A semi-implicit barotropic mode solver for the Model for Prediction Across Scales Ocean (MPAS-Ocean), an ocean component of the Energy Exascale Earth System Model (E3SM), has been ported on GPU using OpenACC directives. Since the semi-implicit solver in MPAS-O consists of a linear iterative solver and a preconditioner that requires linear algebra operations, we introduced the Matrix Algebra on GPU and Multicore Architecture (MAGMA) and CUBLAS which are collections of linear algebra libraries for heterogeneous architectures. We applied several methodologies such as algorithmic changes of the iterative solver, refactorization of loops, and the GPU-aware Message Passing Interface for the global all-to-all node communications to obtain optimized GPU performance. For runtime of main solver iterations including data staging, we achieved 5.4x (1.4x) speedup on 20 (100) Summit nodes.

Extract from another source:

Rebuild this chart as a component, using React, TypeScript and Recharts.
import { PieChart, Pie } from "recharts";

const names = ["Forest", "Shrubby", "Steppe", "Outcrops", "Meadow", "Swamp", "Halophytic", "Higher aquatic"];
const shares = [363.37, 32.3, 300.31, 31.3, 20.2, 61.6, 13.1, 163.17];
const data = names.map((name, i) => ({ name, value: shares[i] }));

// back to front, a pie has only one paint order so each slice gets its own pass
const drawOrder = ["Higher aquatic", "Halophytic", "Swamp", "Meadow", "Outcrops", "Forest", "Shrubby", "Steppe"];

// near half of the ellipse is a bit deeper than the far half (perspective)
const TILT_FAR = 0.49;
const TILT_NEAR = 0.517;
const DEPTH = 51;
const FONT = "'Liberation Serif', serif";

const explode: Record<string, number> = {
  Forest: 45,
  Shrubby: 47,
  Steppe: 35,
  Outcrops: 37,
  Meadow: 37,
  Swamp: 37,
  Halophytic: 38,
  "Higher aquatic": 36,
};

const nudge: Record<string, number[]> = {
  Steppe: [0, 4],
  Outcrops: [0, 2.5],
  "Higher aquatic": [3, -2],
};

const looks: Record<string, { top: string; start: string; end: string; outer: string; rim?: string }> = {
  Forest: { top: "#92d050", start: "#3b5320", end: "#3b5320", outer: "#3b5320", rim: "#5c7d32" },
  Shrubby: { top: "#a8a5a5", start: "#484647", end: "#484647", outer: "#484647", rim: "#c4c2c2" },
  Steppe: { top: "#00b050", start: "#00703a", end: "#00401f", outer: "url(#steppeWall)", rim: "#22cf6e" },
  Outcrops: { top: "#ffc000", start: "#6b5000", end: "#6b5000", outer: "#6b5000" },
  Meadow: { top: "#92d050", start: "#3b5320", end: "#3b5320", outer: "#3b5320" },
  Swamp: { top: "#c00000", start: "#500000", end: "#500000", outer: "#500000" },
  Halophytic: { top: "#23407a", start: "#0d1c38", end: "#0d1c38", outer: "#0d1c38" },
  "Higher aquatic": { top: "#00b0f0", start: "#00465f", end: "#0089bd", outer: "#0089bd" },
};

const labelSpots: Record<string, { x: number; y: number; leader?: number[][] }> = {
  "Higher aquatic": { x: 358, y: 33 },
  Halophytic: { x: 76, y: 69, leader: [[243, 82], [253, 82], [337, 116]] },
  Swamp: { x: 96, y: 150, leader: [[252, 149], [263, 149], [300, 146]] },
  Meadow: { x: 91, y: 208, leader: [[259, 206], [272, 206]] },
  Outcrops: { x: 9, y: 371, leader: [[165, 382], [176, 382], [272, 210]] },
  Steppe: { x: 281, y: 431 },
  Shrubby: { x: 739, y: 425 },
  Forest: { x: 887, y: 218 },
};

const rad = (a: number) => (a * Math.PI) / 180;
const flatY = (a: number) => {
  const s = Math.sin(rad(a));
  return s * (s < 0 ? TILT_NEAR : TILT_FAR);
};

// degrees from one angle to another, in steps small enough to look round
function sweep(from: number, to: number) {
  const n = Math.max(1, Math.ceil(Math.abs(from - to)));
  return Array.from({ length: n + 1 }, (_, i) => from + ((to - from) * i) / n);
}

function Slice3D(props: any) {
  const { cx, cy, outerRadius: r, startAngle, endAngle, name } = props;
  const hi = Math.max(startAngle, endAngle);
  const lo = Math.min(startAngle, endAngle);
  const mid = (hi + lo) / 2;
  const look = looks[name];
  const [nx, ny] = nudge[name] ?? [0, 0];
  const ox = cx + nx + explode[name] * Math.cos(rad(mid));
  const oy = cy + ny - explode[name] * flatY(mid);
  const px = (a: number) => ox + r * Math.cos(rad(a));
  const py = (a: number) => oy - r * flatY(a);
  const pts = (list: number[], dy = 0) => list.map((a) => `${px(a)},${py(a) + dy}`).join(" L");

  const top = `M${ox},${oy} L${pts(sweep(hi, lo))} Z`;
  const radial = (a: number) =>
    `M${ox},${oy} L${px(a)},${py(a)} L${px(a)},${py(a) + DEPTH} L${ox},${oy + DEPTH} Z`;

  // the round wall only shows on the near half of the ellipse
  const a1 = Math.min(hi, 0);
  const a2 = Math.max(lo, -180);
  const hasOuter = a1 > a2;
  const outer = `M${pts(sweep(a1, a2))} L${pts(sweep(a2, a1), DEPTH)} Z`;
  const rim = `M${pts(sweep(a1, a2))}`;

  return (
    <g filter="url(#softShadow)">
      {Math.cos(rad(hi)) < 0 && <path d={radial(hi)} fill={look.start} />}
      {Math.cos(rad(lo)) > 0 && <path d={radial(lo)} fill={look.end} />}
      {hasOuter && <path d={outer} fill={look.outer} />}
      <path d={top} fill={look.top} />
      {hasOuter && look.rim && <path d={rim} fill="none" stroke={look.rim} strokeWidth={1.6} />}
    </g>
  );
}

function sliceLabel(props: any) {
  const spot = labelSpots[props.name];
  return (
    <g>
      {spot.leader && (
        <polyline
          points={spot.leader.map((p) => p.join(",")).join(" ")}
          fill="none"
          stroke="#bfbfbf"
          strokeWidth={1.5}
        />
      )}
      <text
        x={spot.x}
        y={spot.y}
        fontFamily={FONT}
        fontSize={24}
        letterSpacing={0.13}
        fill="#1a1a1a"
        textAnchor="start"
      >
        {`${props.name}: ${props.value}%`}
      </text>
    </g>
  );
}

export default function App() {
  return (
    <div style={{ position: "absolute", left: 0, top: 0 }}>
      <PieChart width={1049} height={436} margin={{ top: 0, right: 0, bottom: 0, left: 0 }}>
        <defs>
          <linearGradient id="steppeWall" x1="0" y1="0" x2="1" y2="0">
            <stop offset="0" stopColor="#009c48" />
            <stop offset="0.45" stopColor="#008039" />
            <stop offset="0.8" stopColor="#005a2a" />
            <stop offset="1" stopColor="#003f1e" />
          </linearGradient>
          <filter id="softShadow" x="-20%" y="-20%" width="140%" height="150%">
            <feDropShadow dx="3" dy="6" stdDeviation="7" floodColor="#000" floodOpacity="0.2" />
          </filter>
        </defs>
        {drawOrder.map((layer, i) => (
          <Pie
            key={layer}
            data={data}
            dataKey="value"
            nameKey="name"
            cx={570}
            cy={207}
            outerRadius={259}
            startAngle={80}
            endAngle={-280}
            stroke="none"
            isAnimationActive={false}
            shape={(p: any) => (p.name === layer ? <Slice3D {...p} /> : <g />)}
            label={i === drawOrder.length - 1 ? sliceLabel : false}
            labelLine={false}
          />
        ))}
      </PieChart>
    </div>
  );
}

We will also show the GPU-accelerated solver performance using Cray LibSci_ACC supporting AMD MI250X GPU on Frontier. We will briefly discuss the recent update to MPAS-Ocean that changed the baroclinic time stepping method from the forward-backward to the second-order Adams Bashforth and its impact on the computational efficiency and model accuracy. This research is still underway, so methodologies may be further improved for better computational performance on GPUs.